What makes civil religion such a dangerous temptation is that there is a very fine line between patriotism (love of country) and nationalism (the belief that a country’s national interests reflect the will and favor of God). The line can be very hard to find, and even easier to cross, especially without two-kingdom categories. As Bellah points out,


The American civil religion was never anticlerical or militantly secular. On the contrary, it borrowed selectively from the religious tradition in such a way that the average American saw no conflict between the two. In this way, the civil religion was able to build up without any bitter struggle with the church powerful symbols of national solidarity and to mobilize deep levels of personal motivation for the attainment of national goals. (11)



Christians who do not consider the distinction between the kingdom of Christ and the civil kingdom are especially vulnerable to crossing the line between patriotism and nationalism. Christians who see the United States as occupying a unique covenantal relationship with God (such as Israel possessed under the Sinai covenant) are especially susceptible to confusing Christian convictions with national purposes, because the latter have taken on an overtly religious meaning in the way they are understood and interpreted. Christians who seek “biblical” justification for political action are also vulnerable to embracing civil religion. The temptation to do so is great, especially in the American context.

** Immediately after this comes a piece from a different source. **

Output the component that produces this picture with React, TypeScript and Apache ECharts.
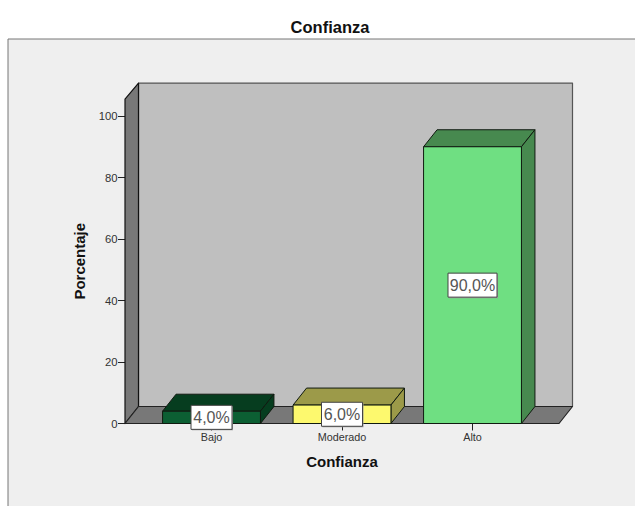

For those professing Christians whose lives are driven by politics, it would be wise to consider the warning offered by James Davison Hunter. “The language of faith is not viewed by Party officials as the foundation for social justice or peace, but rather as a way to relate rhetorically to the electorate and mobilizing them to vote.” (12) Christians ought to be well-aware that love of country (a legitimate thing) can easily slip over into the realm of civil religion (a false religion). Christians should not be so naive as to believe that the two main American political parties whole-heartedly embrace Christian doctrine and ethics when they make their appeal to Christian voters on the basis of the tenants of civil religion.




Such political intentions are often of the “ends justify the means,” variety, and the bait is false religion which nevertheless tugs at the patriotic citizen’s heartstrings. Political parties, as they often function in America, should not be expected to consider the kingdom of Christ in their goals and frame of reference. What political parties want is a loyal voter and a devoted partisan. Party organizers know full-well civil religion motivates the political faithful and energizes voters. “This does not mean that Christians shouldn’t `vote their values’ or be active in political affairs. It is essential, however, to demythologize politics, to see politics for what it is and what it can and cannot do and not place on it unrealistic expectations.” (13) Caveat emptor applies to political parties every bit as much as it does to the sale of used cars.




There is one more danger here of which to be careful. Christians–whose tone of discourse should always be tempered by their love of their civil kingdom neighbor–can become prone to embrace the heated and shrill language of contemporary political discourse. Christians often find themselves enlisted as secular “culture warriors” fighting under the banner of civil religion. Serving as “soldiers” enrolled in one of the armies of the two main competing political parties, otherwise mild-mannered Christian people are uncharacteristically eager to wage verbal war and heap scorn upon those fellow citizens who dare see things differently.


Christians citizens must strive to be “civil” with others in the civil kingdom and yet not make the logical mistake made by so many of our contemporaries–to think that a personal opinion is a substitute for a well-crafted argument, and that “winner” is the one who succeeds in talking the loudest or dominating a conversation.